Your output is the lines from the first one to the one containing "(0,0) rectangle (1006,576);", repeated exactly, with images left out.

========================================================================

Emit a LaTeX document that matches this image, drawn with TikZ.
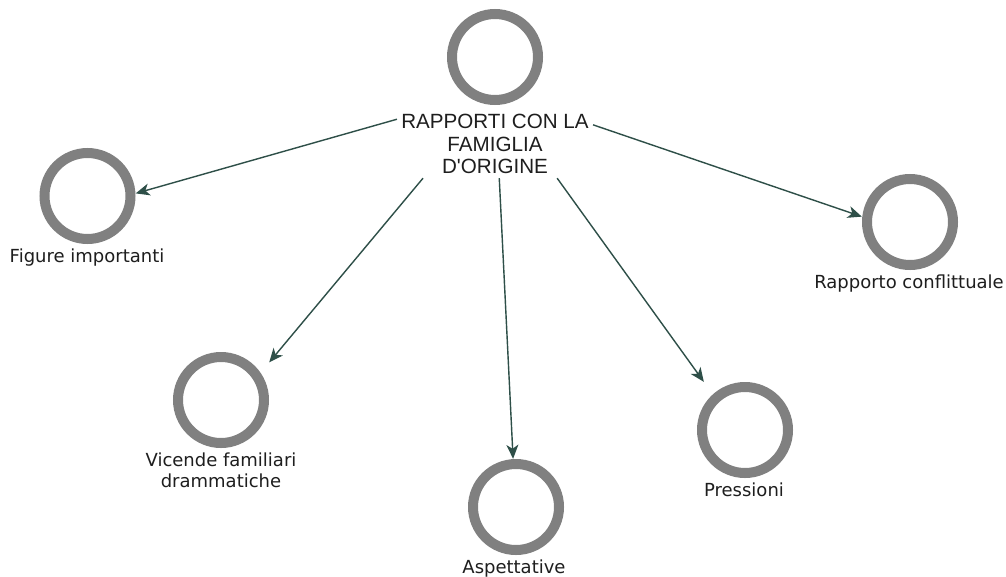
\documentclass[tikz,border=0pt]{standalone}
\usepackage{fontspec}
\setmainfont{DejaVu Sans}
\newfontfamily\titlefont{Liberation Sans}
\usetikzlibrary{arrows.meta,fit}
\definecolor{ringgray}{HTML}{808080}
\definecolor{arrowcol}{HTML}{2E4F48}
\definecolor{textcol}{HTML}{1E1E1E}
\begin{document}
\begin{tikzpicture}[x=1pt,y=-1pt,
  ringnode/.style={draw=none, minimum size=96pt, inner sep=0pt, outer sep=0pt},
  ringpath/.style={draw=ringgray, line width=10pt},
  lbl/.style={font=\fontsize{18}{21}\selectfont, text=textcol, inner sep=0pt, align=center},
  ttl/.style={font=\titlefont\fontsize{20.6}{22.5}\selectfont, text=textcol, inner sep=0pt, align=center},
  grp/.style={inner sep=0pt},
  arr/.style={draw=arrowcol, line width=1.4pt, -{Stealth[length=14pt,width=12pt,inset=4pt]}}]
\useasboundingbox[fill=white] (0,0) rectangle (1006,576);

% central concept
\node[ringnode] (c0) at (495,57) {};
\draw[ringpath] (c0.center) circle[radius=43pt];
\node[ttl, anchor=north] (t0) at (495,114) {RAPPORTI CON LA\\FAMIGLIA\\D\textquotesingle ORIGINE};

% sub concepts
\node[ringnode] (c1) at (87.5,196) {};
\draw[ringpath] (c1.center) circle[radius=43pt];
\node[lbl, anchor=base] (l1) at (87,262) {Figure importanti};

\node[ringnode] (c2) at (910,222) {};
\draw[ringpath] (c2.center) circle[radius=43pt];
\node[lbl, anchor=base] (l2) at (909,288) {Rapporto conflittuale};

\node[ringnode] (c3) at (221,400) {};
\draw[ringpath] (c3.center) circle[radius=43pt];
\node[lbl, anchor=north] (l3) at (221,453) {Vicende familiari\\drammatiche};

\node[ringnode] (c4) at (516,507) {};
\draw[ringpath] (c4.center) circle[radius=43pt];
\node[lbl, anchor=base] (l4) at (514,573) {Aspettative};

\node[ringnode] (c5) at (745,430) {};
\draw[ringpath] (c5.center) circle[radius=43pt];
\node[lbl, anchor=base] (l5) at (744,496) {Pressioni};

% groups (ring square extended down to the label)
\node[grp, inner sep=4pt, fit=(c0)(t0)] (g0) {};
\node[grp, fit=(c1)(l1.south -| c1)] (g1) {};
\node[grp, fit=(c2)(l2.south -| c2)] (g2) {};
\node[grp, fit=(c3)(l3.south -| c3)] (g3) {};
\node[grp, fit=(c4)(l4.south -| c4)] (g4) {};
\node[grp, fit=(c5)(l5.south -| c5)] (g5) {};

% connectors
\draw[arr] (g0) -- (g1);
\draw[arr] (g0) -- (g2);
\draw[arr] (g0) -- (g3);
\draw[arr] (g0) -- (g4);
\draw[arr] (g0) -- (g5);
\end{tikzpicture}
\end{document}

========================================================================

# [RESPONSE BELOW]
Emit a LaTeX document that matches this image, drawn with TikZ.
\documentclass[tikz,border=0pt]{standalone}
\usepackage{fontspec}
\setmainfont{DejaVu Sans}
\newfontfamily\titlefont{Liberation Sans}
\usetikzlibrary{arrows.meta,fit}
\definecolor{ringgray}{HTML}{808080}
\definecolor{arrowcol}{HTML}{2E4F48}
\definecolor{textcol}{HTML}{1E1E1E}
\begin{document}
\begin{tikzpicture}[x=1pt,y=-1pt,
  ringnode/.style={draw=none, minimum size=96pt, inner sep=0pt, outer sep=0pt},
  ringpath/.style={draw=ringgray, line width=10pt},
  lbl/.style={font=\fontsize{18}{21}\selectfont, text=textcol, inner sep=0pt, align=center},
  ttl/.style={font=\titlefont\fontsize{20.6}{22.5}\selectfont, text=textcol, inner sep=0pt, align=center},
  grp/.style={inner sep=0pt},
  arr/.style={draw=arrowcol, line width=1.4pt, -{Stealth[length=14pt,width=12pt,inset=4pt]}}]
\useasboundingbox[fill=white] (0,0) rectangle (1006,576);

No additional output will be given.